The Military’s and Government’s responsibilities                
If the media are not going to fairly and accurately report the news coming out of Iraq, then the military and government have to step up to the plate somehow.  But because the media controls most of our information outlets, it is difficult. Conservative talk radio, satellite TV, and the Internet are three ways to bypass the media. War blogs and conservative news sites can go a long way in getting the good new out.  The Pentagon has a news channel, called The Pentagon Channel. In theory, satellite and cable providers could carry it, though of course critics would cry foul.
Yet the military has decided to crackdown on the very war blogs that get good information to the public.  While operational security is the #1 priority in our information operations, the military needs to ensure that good news continues to flow through outlets that are supportive of our war rather then squelching them with, what may be, well-intentioned, but very damaging limits on accurate information flowing to the public.  Commanders need to ensure that they maintain operational security while not inhibiting the critical information that war bloggers send out, getting real information about the war to the public.   
The President
Lastly, whenever the President campaigns to gain support for the war and explains the facts to the public, support for the war goes up. He should do much more of this.  I am not talking about one or two speeches, I am talking about three and four week campaigns, with speeches made several times a day, across the whole country.  A campaign that is as well thought-out, and as vigorously executed as any political campaign for elected office. 

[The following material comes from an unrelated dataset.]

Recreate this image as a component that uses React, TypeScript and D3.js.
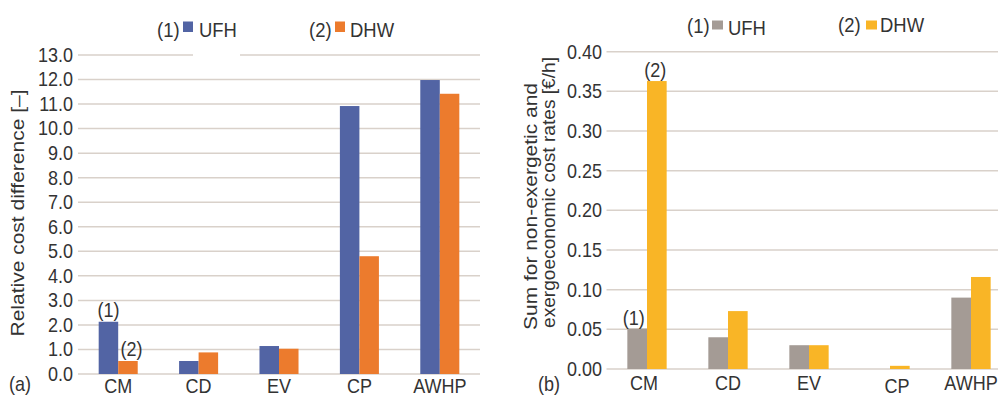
import React from "react";
import * as d3 from "d3";

const categories = ["CM", "CD", "EV", "CP", "AWHP"];
const seriesNames = ["UFH", "DHW"];
const leftUFH = [2.13, 0.53, 1.14, 10.92, 11.98];
const leftDHW = [0.53, 0.88, 1.03, 4.8, 11.42];
const rightUFH = [0.051, 0.04, 0.03, 0.0, 0.09];
const rightDHW = [0.363, 0.073, 0.03, 0.004, 0.116];
const leftTicks = [0, 1, 2, 3, 4, 5, 6, 7, 8, 9, 10, 11, 12, 13];
const rightTicks = [0, 0.05, 0.1, 0.15, 0.2, 0.25, 0.3, 0.35, 0.4];

const FONT = "'Liberation Sans', Arial, sans-serif";
const TEXT = "#333333";
const GRID = "#d9d1ca";

interface TProps {
  x: number;
  y: number;
  size?: number;
  sx?: number;
  anchor?: "start" | "middle" | "end";
  baseline?: string;
  children: React.ReactNode;
}

function T({ x, y, size = 20, sx = 0.9, anchor = "start", baseline, children }: TProps) {
  return (
    <text
      transform={`translate(${x},${y}) scale(${sx},1)`}
      textAnchor={anchor}
      dominantBaseline={baseline}
      fontSize={size}
      fill={TEXT}
      fontFamily={FONT}
    >
      {children}
    </text>
  );
}

interface PanelProps {
  xRange: [number, number];
  yRange: [number, number];
  yMax: number;
  ticks: number[];
  fmt: (v: number) => string;
  ufh: number[];
  dhw: number[];
  colors: [string, string];
  gridEnd: number;
  labelX: number;
  catBaseline: number;
  catAdjust?: Record<string, [number, number]>;
  annotations: { series: number; cat: number; text: string; dx: number; dy: number }[];
}

function Panel(p: PanelProps) {
  const x0 = d3.scaleBand<string>().domain(categories).range(p.xRange).padding(0);
  const x1 = d3
    .scaleBand<string>()
    .domain(seriesNames)
    .range([0, x0.bandwidth()])
    .paddingInner(0)
    .paddingOuter(1.06);
  const y = d3.scaleLinear().domain([0, p.yMax]).range(p.yRange);
  const data = [p.ufh, p.dhw];
  return (
    <g>
      {p.ticks.map((t) => (
        <g key={t}>
          <line x1={p.xRange[0]} x2={p.gridEnd} y1={y(t)} y2={y(t)} stroke={GRID} strokeWidth={1.5} />
          <T x={p.labelX} y={y(t)} anchor="end" baseline="central">
            {p.fmt(t)}
          </T>
        </g>
      ))}
      {categories.map((c, ci) =>
        seriesNames.map((s, si) => {
          const v = data[si][ci];
          const bx = (x0(c) ?? 0) + (x1(s) ?? 0);
          return (
            <rect
              key={c + s}
              x={bx}
              y={y(v)}
              width={x1.bandwidth()}
              height={Math.max(0, y(0) - y(v))}
              fill={p.colors[si]}
            />
          );
        })
      )}
      {categories.map((c) => {
        const adj = (p.catAdjust && p.catAdjust[c]) || [0, 0];
        return (
          <T
            key={c}
            x={(x0(c) ?? 0) + x0.bandwidth() / 2 + adj[0]}
            y={p.catBaseline + adj[1]}
            anchor="middle"
          >
            {c}
          </T>
        );
      })}
      {p.annotations.map((a, i) => {
        const c = categories[a.cat];
        const s = seriesNames[a.series];
        const v = data[a.series][a.cat];
        const cx = (x0(c) ?? 0) + (x1(s) ?? 0) + x1.bandwidth() / 2;
        return (
          <T key={i} x={cx + a.dx} y={y(v) + a.dy} anchor="middle">
            {a.text}
          </T>
        );
      })}
    </g>
  );
}

export default function App() {
  return (
    <svg
      width={998}
      height={396}
      style={{ position: "absolute", left: 0, top: 0, background: "#fff" }}
    >
      <rect x={0} y={0} width={998} height={396} fill="#fff" />
      {/* Left panel */}
      <Panel
        xRange={[78, 480]}
        yRange={[374, 55]}
        yMax={13}
        ticks={leftTicks}
        fmt={(v) => d3.format(".1f")(v)}
        ufh={leftUFH}
        dhw={leftDHW}
        colors={["#5264a4", "#ec7b2d"]}
        gridEnd={480}
        labelX={73}
        catBaseline={393}
        annotations={[
          { series: 0, cat: 0, text: "(1)", dx: 0, dy: -5 },
          { series: 1, cat: 0, text: "(2)", dx: 3.5, dy: -5 },
        ]}
      />
      <rect x={193} y={52} width={47} height={6} fill="#fff" />
      <text
        x={17}
        y={213}
        transform="rotate(-90 17 213)"
        textAnchor="middle"
        dominantBaseline="central"
        fontSize={19}
        textLength={247}
        lengthAdjust="spacingAndGlyphs"
        fill={TEXT}
        fontFamily={FONT}
      >
        Relative cost difference [–]
      </text>
      <T x={9} y={391}>(a)</T>
      {/* Left legend */}
      <T x={157} y={36.5} size={20.5}>(1)</T>
      <rect x={183} y={21.5} width={10} height={10.5} fill="#5264a4" />
      <T x={199} y={37} size={20.5}>UFH</T>
      <T x={309} y={36.5} size={20.5}>(2)</T>
      <rect x={335} y={21.5} width={10} height={10.5} fill="#ec7b2d" />
      <T x={350} y={37} size={20.5}>DHW</T>

      {/* Right panel */}
      <Panel
        xRange={[606.5, 1011.5]}
        yRange={[369, 51.7]}
        yMax={0.4}
        ticks={rightTicks}
        fmt={(v) => d3.format(".2f")(v)}
        ufh={rightUFH}
        dhw={rightDHW}
        colors={["#a49b95", "#f9b526"]}
        gridEnd={998}
        labelX={602}
        catBaseline={390}
        catAdjust={{ CM: [-3, 0], CP: [7, 3] }}
        annotations={[
          { series: 0, cat: 0, text: "(1)", dx: -3.5, dy: -4 },
          { series: 1, cat: 0, text: "(2)", dx: -1.5, dy: -4 },
        ]}
      />
      <text
        x={530}
        y={330}
        transform="rotate(-90 530 330)"
        textAnchor="start"
        dominantBaseline="central"
        fontSize={18.5}
        textLength={247}
        lengthAdjust="spacingAndGlyphs"
        fill={TEXT}
        fontFamily={FONT}
      >
        Sum for non-exergetic and
      </text>
      <text
        x={548}
        y={328}
        transform="rotate(-90 548 328)"
        textAnchor="start"
        dominantBaseline="central"
        fontSize={18.5}
        textLength={271}
        lengthAdjust="spacingAndGlyphs"
        fill={TEXT}
        fontFamily={FONT}
      >
        exergoeconomic cost rates [€/h]
      </text>
      <T x={538} y={391}>(b)</T>
      {/* Right legend */}
      <T x={687} y={33} size={20.5}>(1)</T>
      <rect x={712} y={20.5} width={11} height={9} fill="#a49b95" />
      <T x={728} y={35} size={20.5}>UFH</T>
      <T x={838} y={32} size={20.5}>(2)</T>
      <rect x={866} y={20.5} width={11} height={9} fill="#f9b526" />
      <T x={880} y={32} size={20.5}>DHW</T>
    </svg>
  );
}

Our men and women in Iraq and Afghanistan are putting in 18-hour days, seven days a week, for 15 months.  No vacations, no holidays, no weekends off.  I think that the President owes them his full effort in doing his part to proclaim the real progress that is being achieved.  Vague statements of progress are not sufficient.  An information campaign is what is needed.   It is time to cowboy up.
Accurate, meaningful information that spans the full spectrum of subjects, including good news as well as bad, is critical to the American people getting a true picture of the war.  If the information is slanted too far one way as it is now, the consequence will not just be defeat of the US, but could lead to mass murder and instability throughout the Middle East, Africa and the world at large.  That does not mean that it will happen, but an American defeat would have a chilling effect on our allies and embolden our enemies.
The flip side of that argument is that only good news reporting will inevitably lead to laziness and complacency that would cause America to not see the mistakes that have been made in the war; and so, not pursue any correction for the mistakes.
It is a balance that will not be reached via unbiased reporting.  It is reached by the left and right pulling against each other to reach equilibrium.  The moderates accomplish nothing; they sit and watch.  We need the left to motivate the right to make progress as much as the left needs us to motivate them in the same way.  The problem lies not with the media’s left of center standing.  The problem lies with the lack of effort on the part of the right of center people to counter the left.  This is how balance is found.  The right needs to cowboy up and counter the media.   
Gerd Schroeder is a Major in the US Army.  He has served in Iraq and Afghanistan.  He does not speak for the US Army or the Department of Defense.